Avoid debt like the plague
The only good debt is debt taken on for investment. In personal finance terms, that means an affordable mortgage to buy property for the long-term.
We all know what bad debt looks like:
- Excess clothes piled up on store cards.
- A loan taken out to fund a holiday.
- Flashing the plastic to keep up with your mates.
- The last week of every month’s expenses being put on a credit card and never actually paid off.
- Sundry pointless items bought on the ‘never never’ as our grandparents wisely called what we call credit.
Bad debt – non-mortgage debt – will make you poor if you’re not doing very well already, and it will stop you becoming rich if you are.
Too extreme, you say? Everyone has debt – surely millions can’t be wrong?
I disagree. The popularity of debt is down to:
- Emotional marketing by retailers to persuade us that we must have things we never knew we needed and most probably don’t.
- Emotional marketing by financial firms, who tell us we can have anything we want – now.
- People being too impatient nowadays to save for anything.
I know I sound old-fashioned, but we need to relearn some old ways of thinking.
Financially, borrowing to consume makes no sense to me, whatever economists tell you about balancing ‘consumption over a lifetime’ or similar wealth-sapping baloney.

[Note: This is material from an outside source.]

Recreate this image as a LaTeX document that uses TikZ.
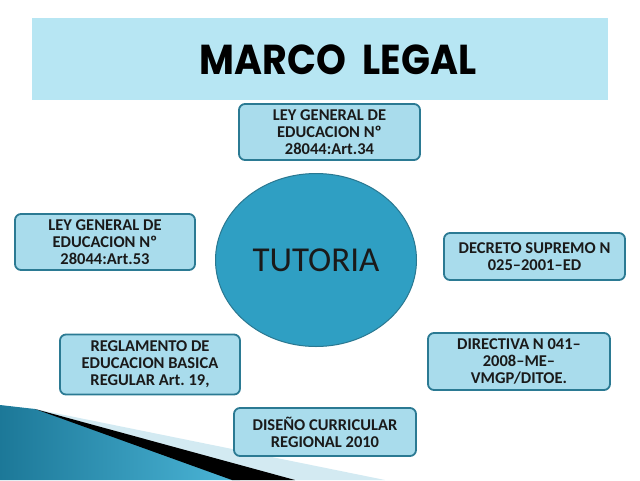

- Debt makes everything much more expensive.
- While you’re paying off debts you’re not saving and investing.
- Debt saps your efforts to make more money.

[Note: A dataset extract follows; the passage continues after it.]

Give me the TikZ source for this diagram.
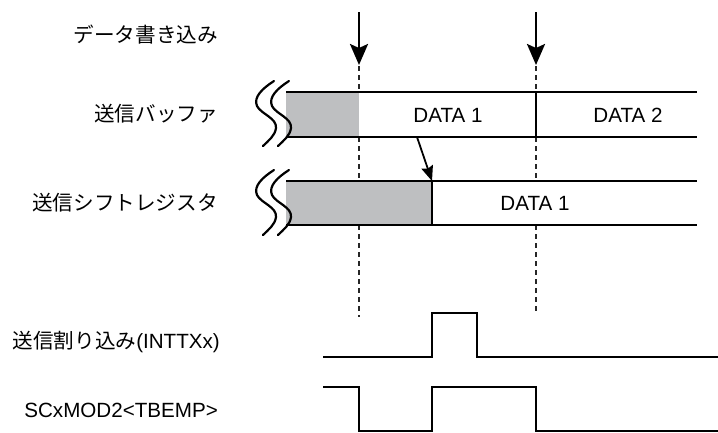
\documentclass[tikz,border=0pt]{standalone}
\usepackage{fontspec}
\setmainfont{Liberation Sans}
\newfontfamily\jp{Noto Sans CJK JP}
\usetikzlibrary{arrows.meta,calc}
\definecolor{grayfill}{RGB}{190,191,193}
\begin{document}
\begin{tikzpicture}[x=1pt,y=-1pt,
  lbl/.style={anchor=east,inner sep=0pt,font=\fontsize{20.6}{24}\selectfont},
  dlbl/.style={inner sep=0pt,font=\fontsize{20.6}{24}\selectfont},
  boxline/.style={line width=2.4pt},
  sig/.style={line width=2.4pt,line join=miter},
  guide/.style={line width=1.5pt,dash pattern=on 5pt off 4pt,black!85},
  wr/.style={line width=2.6pt,-{Stealth[length=21pt,width=18pt,inset=4pt]}},
  xfer/.style={line width=1.8pt,-{Stealth[length=15pt,width=12pt,inset=2pt]}},
  cut/.style={line width=2.2pt,line cap=round},
  shade/.style={fill=grayfill}]
\useasboundingbox (0,0) rectangle (718,432);

% labels
\node[lbl] (lwrite) at (218,35) {\jp データ書き込み};
\node[lbl] (lbuf) at (218,114) {\jp 送信バッファ};
\node[lbl] (lshift) at (218,203) {\jp 送信シフトレジスタ};
\node[lbl] (lint) at (220,342) {{\jp 送信割り込み}(INTTXx)};
\node[lbl] (lmod) at (218,410) {SCxMOD2<TBEMP>};

% coordinates
\coordinate (w1a) at (359,12);
\coordinate (w1b) at (359,65);
\coordinate (w2a) at (536,12);
\coordinate (w2b) at (536,65);

% write arrows
\draw[wr] (w1a) -- (w1b);
\draw[wr] (w2a) -- (w2b);

% dashed guides
\draw[guide] (359,66) -- (359,92);
\draw[guide] (359,137) -- (359,181);
\draw[guide] (359,225) -- (359,317);
\draw[guide] (536,66) -- (536,92);
\draw[guide] (536,137) -- (536,181);
\draw[guide] (536,225) -- (536,312);

% transmit buffer
\fill[shade] (286,92) rectangle (359,137);
\draw[boxline] (286,92) -- (697,92);
\draw[boxline] (286,137) -- (697,137);
\draw[boxline] (536,92) -- (536,137);
\node[dlbl] (bd1) at (448,115) {DATA 1};
\node[dlbl] (bd2) at (628,115) {DATA 2};

% shift register
\fill[shade] (286,181) rectangle (432,225);
\draw[boxline] (286,181) -- (697,181);
\draw[boxline] (286,225) -- (697,225);
\draw[boxline] (432,181) -- (432,225);
\node[dlbl] (sd1) at (535,203) {DATA 1};

% squiggles
\foreach \t in {92,181}{
  \foreach \dx in {0,15}{
    \draw[cut] ($(274+\dx,\t-11)$) .. controls ($(263+\dx,\t-4)$) and ($(253+\dx,\t+5)$) .. ($(257+\dx,\t+14)$)
      .. controls ($(261+\dx,\t+22)$) and ($(277+\dx,\t+26)$) .. ($(276+\dx,\t+36)$)
      .. controls ($(275+\dx,\t+44)$) and ($(268+\dx,\t+49)$) .. ($(263+\dx,\t+54)$);
  }
}

% transfer arrow
\coordinate (xa) at (417,137);
\coordinate (xb) at (432,181);
\draw[xfer] (xa) -- (xb);

% signals
\draw[sig] (323,357) -- (432,357) -- (432,313) -- (477,313) -- (477,357) -- (718,357);
\draw[sig] (323,387) -- (359,387) -- (359,431) -- (432,431) -- (432,387) -- (536,387) -- (536,431) -- (718,431);
\end{tikzpicture}
\end{document}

Remember, you’re not getting anything free when you buy on credit. You’re only borrowing from your future self, who will be poorer as a result.
The bottom line on debt. Don’t do it.
Get out of debt, and stay out of debt. You’ll earn money instead of paying it, you’ll end up richer instead of poorer, and the only possible downside is less hours spent with bored 17-year old staff at your local retailer, if that happens to be your hobby – at least until your savings have caught up.
My guess is when you’ve got the money in the bank you’ll not want to spend so much on pointless gadgets and gizmos.
I’ll discuss how to get out of debt in detail in a future post.
The short version:
- Cut up all your cards to avoid getting new debt.
- Target the debt on the card with the highest interest first.
- Find more money: Sell unwanted stuff, do overtime, go busking.
- Pay as much over the minimum as you can each month to clear the card.
- Move on to the next card, and clear that.
- Consider shuffling debt onto 0% interest cards only if you’re sure you’ll keep up your repayments.
- Avoid falling for any debt settlement scams [7]!